__The exercise__
Copy the listing below in full and skip every picture.

__Source excerpt__

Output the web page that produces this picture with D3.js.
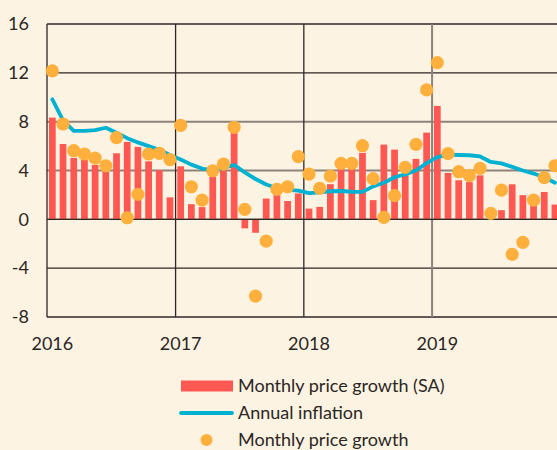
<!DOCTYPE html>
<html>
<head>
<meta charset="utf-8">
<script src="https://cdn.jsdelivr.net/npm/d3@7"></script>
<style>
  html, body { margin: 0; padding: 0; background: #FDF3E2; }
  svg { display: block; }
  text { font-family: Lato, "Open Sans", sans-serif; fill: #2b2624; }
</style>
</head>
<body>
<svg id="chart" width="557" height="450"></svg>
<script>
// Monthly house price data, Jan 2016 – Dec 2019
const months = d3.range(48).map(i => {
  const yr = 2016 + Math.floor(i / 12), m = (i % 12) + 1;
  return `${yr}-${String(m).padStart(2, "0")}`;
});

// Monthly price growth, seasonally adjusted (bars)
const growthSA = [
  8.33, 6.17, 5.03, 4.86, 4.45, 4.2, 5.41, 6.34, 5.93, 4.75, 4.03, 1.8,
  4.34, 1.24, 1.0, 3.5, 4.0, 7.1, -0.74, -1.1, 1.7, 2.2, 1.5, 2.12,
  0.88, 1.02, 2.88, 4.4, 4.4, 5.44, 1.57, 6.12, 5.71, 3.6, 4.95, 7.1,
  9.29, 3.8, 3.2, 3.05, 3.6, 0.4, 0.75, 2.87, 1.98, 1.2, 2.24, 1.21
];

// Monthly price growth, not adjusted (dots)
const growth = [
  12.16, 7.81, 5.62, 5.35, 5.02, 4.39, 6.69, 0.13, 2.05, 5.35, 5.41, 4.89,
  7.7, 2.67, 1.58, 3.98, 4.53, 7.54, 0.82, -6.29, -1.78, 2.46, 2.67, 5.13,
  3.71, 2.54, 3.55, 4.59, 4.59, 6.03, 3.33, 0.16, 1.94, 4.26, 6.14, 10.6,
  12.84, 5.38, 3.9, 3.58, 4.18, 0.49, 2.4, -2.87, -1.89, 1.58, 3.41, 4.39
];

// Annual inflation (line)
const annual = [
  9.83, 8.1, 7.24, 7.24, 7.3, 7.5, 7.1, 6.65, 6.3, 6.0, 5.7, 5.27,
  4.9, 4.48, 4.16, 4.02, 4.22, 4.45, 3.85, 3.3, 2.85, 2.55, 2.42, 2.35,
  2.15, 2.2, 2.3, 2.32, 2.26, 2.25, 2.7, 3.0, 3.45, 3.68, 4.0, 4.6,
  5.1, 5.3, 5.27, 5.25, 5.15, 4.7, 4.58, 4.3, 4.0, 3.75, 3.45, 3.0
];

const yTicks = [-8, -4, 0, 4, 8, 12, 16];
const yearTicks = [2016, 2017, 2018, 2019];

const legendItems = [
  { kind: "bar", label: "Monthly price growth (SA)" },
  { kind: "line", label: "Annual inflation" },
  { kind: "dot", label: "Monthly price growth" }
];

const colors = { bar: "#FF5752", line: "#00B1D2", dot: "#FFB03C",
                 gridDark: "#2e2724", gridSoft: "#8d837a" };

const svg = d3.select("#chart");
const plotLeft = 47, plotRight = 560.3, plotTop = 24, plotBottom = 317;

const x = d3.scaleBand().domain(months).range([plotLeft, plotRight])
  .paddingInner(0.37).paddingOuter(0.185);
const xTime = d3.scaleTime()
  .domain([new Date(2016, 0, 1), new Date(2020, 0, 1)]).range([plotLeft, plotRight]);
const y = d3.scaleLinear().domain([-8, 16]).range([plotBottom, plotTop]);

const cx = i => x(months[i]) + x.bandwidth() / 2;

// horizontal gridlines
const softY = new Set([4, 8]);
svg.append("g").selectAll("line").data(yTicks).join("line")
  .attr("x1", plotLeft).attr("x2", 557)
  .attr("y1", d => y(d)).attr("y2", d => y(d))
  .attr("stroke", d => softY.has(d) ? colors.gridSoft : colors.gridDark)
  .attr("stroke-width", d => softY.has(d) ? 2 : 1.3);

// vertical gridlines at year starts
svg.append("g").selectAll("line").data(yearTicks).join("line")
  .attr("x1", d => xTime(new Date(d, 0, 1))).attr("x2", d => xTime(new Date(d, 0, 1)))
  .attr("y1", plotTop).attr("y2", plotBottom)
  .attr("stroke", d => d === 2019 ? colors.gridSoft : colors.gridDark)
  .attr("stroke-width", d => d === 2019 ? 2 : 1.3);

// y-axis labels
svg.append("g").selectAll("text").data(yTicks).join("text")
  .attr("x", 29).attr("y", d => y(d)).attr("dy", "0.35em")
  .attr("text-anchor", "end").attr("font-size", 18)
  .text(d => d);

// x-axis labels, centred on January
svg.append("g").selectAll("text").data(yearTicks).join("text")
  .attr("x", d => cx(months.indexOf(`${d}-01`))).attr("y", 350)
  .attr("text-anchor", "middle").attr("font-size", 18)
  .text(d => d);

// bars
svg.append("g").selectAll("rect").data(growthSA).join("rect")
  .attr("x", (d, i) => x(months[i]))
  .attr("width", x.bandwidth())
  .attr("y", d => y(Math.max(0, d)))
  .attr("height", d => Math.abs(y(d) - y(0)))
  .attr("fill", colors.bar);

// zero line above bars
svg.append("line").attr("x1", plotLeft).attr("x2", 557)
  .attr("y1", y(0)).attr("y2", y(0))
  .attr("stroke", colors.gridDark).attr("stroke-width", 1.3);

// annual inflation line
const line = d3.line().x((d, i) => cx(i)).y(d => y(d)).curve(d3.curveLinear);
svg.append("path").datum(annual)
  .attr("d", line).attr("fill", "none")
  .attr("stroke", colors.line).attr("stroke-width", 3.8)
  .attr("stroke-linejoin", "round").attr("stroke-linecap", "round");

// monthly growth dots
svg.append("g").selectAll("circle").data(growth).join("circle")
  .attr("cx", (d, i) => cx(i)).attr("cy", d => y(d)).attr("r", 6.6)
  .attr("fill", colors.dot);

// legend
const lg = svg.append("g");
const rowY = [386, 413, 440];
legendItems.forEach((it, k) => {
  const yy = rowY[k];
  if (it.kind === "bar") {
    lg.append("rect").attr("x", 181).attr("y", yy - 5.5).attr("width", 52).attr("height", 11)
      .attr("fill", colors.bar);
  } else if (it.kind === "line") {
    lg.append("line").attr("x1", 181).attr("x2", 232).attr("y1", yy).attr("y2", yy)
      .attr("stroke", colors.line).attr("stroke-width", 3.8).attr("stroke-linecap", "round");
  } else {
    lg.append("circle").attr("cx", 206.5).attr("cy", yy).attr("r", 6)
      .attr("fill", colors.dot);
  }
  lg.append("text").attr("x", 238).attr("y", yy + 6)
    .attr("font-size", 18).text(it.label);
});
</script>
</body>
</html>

__Completed task__
Output the web page that produces this picture with D3.js.
<!DOCTYPE html>
<html>
<head>
<meta charset="utf-8">
<script src="https://cdn.jsdelivr.net/npm/d3@7"></script>
<style>
  html, body { margin: 0; padding: 0; background: #FDF3E2; }
  svg { display: block; }
  text { font-family: Lato, "Open Sans", sans-serif; fill: #2b2624; }
</style>
</head>
<body>
<svg id="chart" width="557" height="450"></svg>
<script>
// Monthly house price data, Jan 2016 – Dec 2019
const months = d3.range(48).map(i => {
  const yr = 2016 + Math.floor(i / 12), m = (i % 12) + 1;
  return `${yr}-${String(m).padStart(2, "0")}`;
});

// Monthly price growth, seasonally adjusted (bars)
const growthSA = [
  8.33, 6.17, 5.03, 4.86, 4.45, 4.2, 5.41, 6.34, 5.93, 4.75, 4.03, 1.8,
  4.34, 1.24, 1.0, 3.5, 4.0, 7.1, -0.74, -1.1, 1.7, 2.2, 1.5, 2.12,
  0.88, 1.02, 2.88, 4.4, 4.4, 5.44, 1.57, 6.12, 5.71, 3.6, 4.95, 7.1,
  9.29, 3.8, 3.2, 3.05, 3.6, 0.4, 0.75, 2.87, 1.98, 1.2, 2.24, 1.21
];

// Monthly price growth, not adjusted (dots)
const growth = [
  12.16, 7.81, 5.62, 5.35, 5.02, 4.39, 6.69, 0.13, 2.05, 5.35, 5.41, 4.89,
  7.7, 2.67, 1.58, 3.98, 4.53, 7.54, 0.82, -6.29, -1.78, 2.46, 2.67, 5.13,
  3.71, 2.54, 3.55, 4.59, 4.59, 6.03, 3.33, 0.16, 1.94, 4.26, 6.14, 10.6,
  12.84, 5.38, 3.9, 3.58, 4.18, 0.49, 2.4, -2.87, -1.89, 1.58, 3.41, 4.39
];

// Annual inflation (line)
const annual = [
  9.83, 8.1, 7.24, 7.24, 7.3, 7.5, 7.1, 6.65, 6.3, 6.0, 5.7, 5.27,
  4.9, 4.48, 4.16, 4.02, 4.22, 4.45, 3.85, 3.3, 2.85, 2.55, 2.42, 2.35,
  2.15, 2.2, 2.3, 2.32, 2.26, 2.25, 2.7, 3.0, 3.45, 3.68, 4.0, 4.6,
  5.1, 5.3, 5.27, 5.25, 5.15, 4.7, 4.58, 4.3, 4.0, 3.75, 3.45, 3.0
];

const yTicks = [-8, -4, 0, 4, 8, 12, 16];
const yearTicks = [2016, 2017, 2018, 2019];

const legendItems = [
  { kind: "bar", label: "Monthly price growth (SA)" },
  { kind: "line", label: "Annual inflation" },
  { kind: "dot", label: "Monthly price growth" }
];

const colors = { bar: "#FF5752", line: "#00B1D2", dot: "#FFB03C",
                 gridDark: "#2e2724", gridSoft: "#8d837a" };

const svg = d3.select("#chart");
const plotLeft = 47, plotRight = 560.3, plotTop = 24, plotBottom = 317;

const x = d3.scaleBand().domain(months).range([plotLeft, plotRight])
  .paddingInner(0.37).paddingOuter(0.185);
const xTime = d3.scaleTime()
  .domain([new Date(2016, 0, 1), new Date(2020, 0, 1)]).range([plotLeft, plotRight]);
const y = d3.scaleLinear().domain([-8, 16]).range([plotBottom, plotTop]);

const cx = i => x(months[i]) + x.bandwidth() / 2;

// horizontal gridlines
const softY = new Set([4, 8]);
svg.append("g").selectAll("line").data(yTicks).join("line")
  .attr("x1", plotLeft).attr("x2", 557)
  .attr("y1", d => y(d)).attr("y2", d => y(d))
  .attr("stroke", d => softY.has(d) ? colors.gridSoft : colors.gridDark)
  .attr("stroke-width", d => softY.has(d) ? 2 : 1.3);

// vertical gridlines at year starts
svg.append("g").selectAll("line").data(yearTicks).join("line")
  .attr("x1", d => xTime(new Date(d, 0, 1))).attr("x2", d => xTime(new Date(d, 0, 1)))
  .attr("y1", plotTop).attr("y2", plotBottom)
  .attr("stroke", d => d === 2019 ? colors.gridSoft : colors.gridDark)
  .attr("stroke-width", d => d === 2019 ? 2 : 1.3);

// y-axis labels
svg.append("g").selectAll("text").data(yTicks).join("text")
  .attr("x", 29).attr("y", d => y(d)).attr("dy", "0.35em")
  .attr("text-anchor", "end").attr("font-size", 18)
  .text(d => d);

// x-axis labels, centred on January
svg.append("g").selectAll("text").data(yearTicks).join("text")
  .attr("x", d => cx(months.indexOf(`${d}-01`))).attr("y", 350)
  .attr("text-anchor", "middle").attr("font-size", 18)
  .text(d => d);

// bars
svg.append("g").selectAll("rect").data(growthSA).join("rect")
  .attr("x", (d, i) => x(months[i]))
  .attr("width", x.bandwidth())
  .attr("y", d => y(Math.max(0, d)))
  .attr("height", d => Math.abs(y(d) - y(0)))
  .attr("fill", colors.bar);

// zero line above bars
svg.append("line").attr("x1", plotLeft).attr("x2", 557)
  .attr("y1", y(0)).attr("y2", y(0))
  .attr("stroke", colors.gridDark).attr("stroke-width", 1.3);

// annual inflation line
const line = d3.line().x((d, i) => cx(i)).y(d => y(d)).curve(d3.curveLinear);
svg.append("path").datum(annual)
  .attr("d", line).attr("fill", "none")
  .attr("stroke", colors.line).attr("stroke-width", 3.8)
  .attr("stroke-linejoin", "round").attr("stroke-linecap", "round");

// monthly growth dots
svg.append("g").selectAll("circle").data(growth).join("circle")
  .attr("cx", (d, i) => cx(i)).attr("cy", d => y(d)).attr("r", 6.6)
  .attr("fill", colors.dot);

// legend
const lg = svg.append("g");
const rowY = [386, 413, 440];
legendItems.forEach((it, k) => {
  const yy = rowY[k];
  if (it.kind === "bar") {
    lg.append("rect").attr("x", 181).attr("y", yy - 5.5).attr("width", 52).attr("height", 11)
      .attr("fill", colors.bar);
  } else if (it.kind === "line") {
    lg.append("line").attr("x1", 181).attr("x2", 232).attr("y1", yy).attr("y2", yy)
      .attr("stroke", colors.line).attr("stroke-width", 3.8).attr("stroke-linecap", "round");
  } else {
    lg.append("circle").attr("cx", 206.5).attr("cy", yy).attr("r", 6)
      .attr("fill", colors.dot);
  }
  lg.append("text").attr("x", 238).attr("y", yy + 6)
    .attr("font-size", 18).text(it.label);
});
</script>
</body>
</html>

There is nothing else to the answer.